Looking back on our life without this knowledge we see only a world of pain and suffering.
Making our home in the flow, we understand that all that flows has no beginning and no end. In this impermanence we escape from life and death. We understand that life and death are just two points on an infinite spectrum of change, that our True Nature IS that change.

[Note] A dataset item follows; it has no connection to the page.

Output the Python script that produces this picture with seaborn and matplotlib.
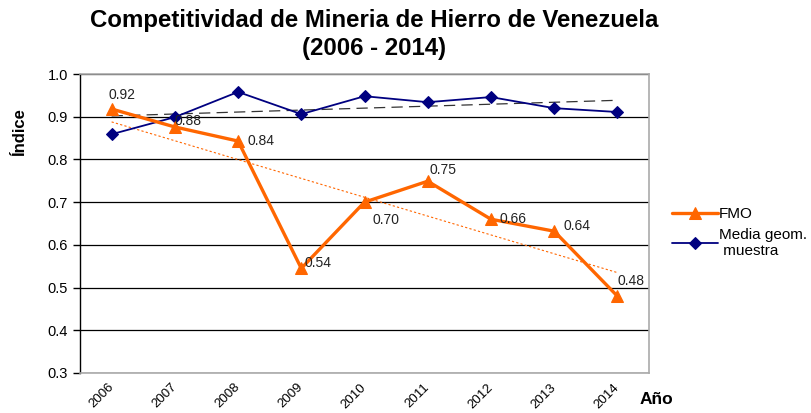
import numpy as np
import pandas as pd
import seaborn as sns
import matplotlib.pyplot as plt

years = ["2006", "2007", "2008", "2009", "2010", "2011", "2012", "2013", "2014"]
fmo = [0.918, 0.876, 0.843, 0.545, 0.700, 0.749, 0.660, 0.632, 0.480]
fmo_labels = ["0.92", "0.88", "0.84", "0.54", "0.70", "0.75", "0.66", "0.64", "0.48"]
media = [0.859, 0.899, 0.958, 0.906, 0.948, 0.934, 0.946, 0.920, 0.911]

sns.set_style("white")
plt.rcParams["font.family"] = ["Liberation Sans", "DejaVu Sans"]
plt.rcParams["text.color"] = "black"
plt.rcParams["axes.labelcolor"] = "black"
plt.rcParams["xtick.color"] = "black"
plt.rcParams["ytick.color"] = "black"

orange = "#ff6600"
navy = "#000080"

x = np.arange(len(years))
df = pd.DataFrame({"x": x, "FMO": fmo, "Media": media})

fig = plt.figure(figsize=(8.11, 4.13), dpi=100)
ax = fig.add_axes([80 / 811, 1 - 373 / 413, 569 / 811, 299 / 413])

# linear trend lines (Excel style)
for col, color, ls, lw in [("Media", "#333333", (0, (9, 5)), 0.9), ("FMO", orange, (0, (2, 2)), 0.8)]:
    coef = np.polyfit(df["x"], df[col], 1)
    df[col + "_trend"] = np.polyval(coef, df["x"])
    sns.lineplot(data=df, x="x", y=col + "_trend", ax=ax, color=color,
                 linestyle=ls, linewidth=lw, legend=False, zorder=2)

sns.lineplot(data=df, x="x", y="FMO", ax=ax, color=orange, marker="^",
             markersize=9, markeredgecolor=orange, linewidth=2.4, label="FMO", zorder=4)
sns.lineplot(data=df, x="x", y="Media", ax=ax, color=navy, marker="D",
             markersize=6, markeredgecolor=navy, linewidth=1.3,
             label="Media geom.\n muestra", zorder=3)

# data labels
offsets = [(-2, 10), (0, 4), (6.5, 0), (2, 4), (6, -13), (1.5, 8), (6, 0), (7, 3.5), (0, 11)]
for i, (val, lab) in enumerate(zip(fmo, fmo_labels)):
    dx, dy = offsets[i]
    ax.annotate(lab, (x[i], val), xytext=(dx, dy), textcoords="offset points",
                fontsize=10, color="#222222", ha="left", va="center", zorder=5)

ax.set_xlim(-0.5, len(years) - 0.5)
ax.set_ylim(0.3, 1.0)
ax.set_yticks(np.arange(0.3, 1.01, 0.1))
ax.set_yticklabels([f"{v:.1f}" for v in np.arange(0.3, 1.01, 0.1)], fontsize=10.5)
ax.yaxis.grid(True, color="black", linewidth=0.9)
ax.set_axisbelow(True)

ax.set_xticks(x)
ax.set_xticklabels(years, rotation=45, ha="right", va="center",
                   rotation_mode="anchor", fontsize=9.5)
ax.tick_params(axis="x", length=0, pad=9)
ax.set_xticks(np.arange(-0.5, len(years), 1), minor=True)
ax.tick_params(axis="x", which="minor", length=5, width=1, color="black", direction="out")
ax.tick_params(axis="y", length=5, width=1, color="black", direction="out", left=True)

for side in ["top", "right", "bottom"]:
    ax.spines[side].set_color("#aaaaaa")
    ax.spines[side].set_linewidth(1.2)
ax.spines["left"].set_color("black")
ax.spines["left"].set_linewidth(1)

ax.set_xlabel("")
ax.set_ylabel("")
fig.text(20 / 811, 1 - 132 / 413, "Índice", rotation=90, fontsize=12,
         fontweight="bold", ha="center", va="center")
fig.text(656 / 811, 1 - 400 / 413, "Año", fontsize=12.5, fontweight="bold",
         ha="center", va="center")

fig.text(374 / 811, 1 - 21 / 413, "Competitividad de Mineria de Hierro de Venezuela",
         fontsize=17.3, fontweight="bold", ha="center", va="center")
fig.text(374 / 811, 1 - 48 / 413, "(2006 - 2014)", fontsize=17.3,
         fontweight="bold", ha="center", va="center")

ax.legend(loc="center left", bbox_to_anchor=(1.016, 0.47), frameon=False,
          fontsize=11, handlelength=3, handletextpad=0.1, labelspacing=0.45)

fig.savefig("out.png", dpi=100)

We recognize that all things are essentially empty, that there is no place of being belonging to "me" or to "you" or to "us." There is no self that is separate from all that is. There is no more perfect knowledge than this.
One Mind: Light
A door opens in the darkness and a warm light enters, beckoning us to enter the Way of spiritual sight. Do we walk through the door, or do we turn around and run the other direction in fear of the unknown? When we choose the door, refusing to grasp onto our old ways of conceiving ourselves, we come to understand plainly, with crystal clarity, the Scriptures, the Buddha, the Maters, and the Patriarchs. In short, we come to understand what all the fuss has been about for so many thousands of years!"If you grasp at Emptiness, you will fall into evil and heterodox views. Nor will you grasp at Existence or at the Wonderful. If you grasp at Existence, you will also fall into evil ways.''
-- Patriarch Han Shan
"If you cling to emptiness, then you will only be increasing your ignorance. If you cling to form, you will only increase your false views".
-- Patriarch Hui Neng.
Dwell in the middle way, neither denying nor asserting. Be "in the leap" - a watcher, aware. Maintain this state with all your might and you will find complete liberation. It depends on firm commitment to Right Concentration, meditation, and practice. You will soon enter a new state of awareness, seeing emptiness in all things, a state of no-self, and no-mind. And just like a student graduating from one class gains entrance to the next, so continues our evolving understanding of Reality. Even in making a first step toward that door that leads out of the darkness, a subtle joy will arise in your heart.
All is One, One is in all
Nagarjuna equates emptiness with the relinquishing of all views:
"The victorious ones have said that
Emptiness is the relinquishing of all views.
For whomever emptiness is a view
That one will accomplish nothing"
When we know something for what it is, we let it go.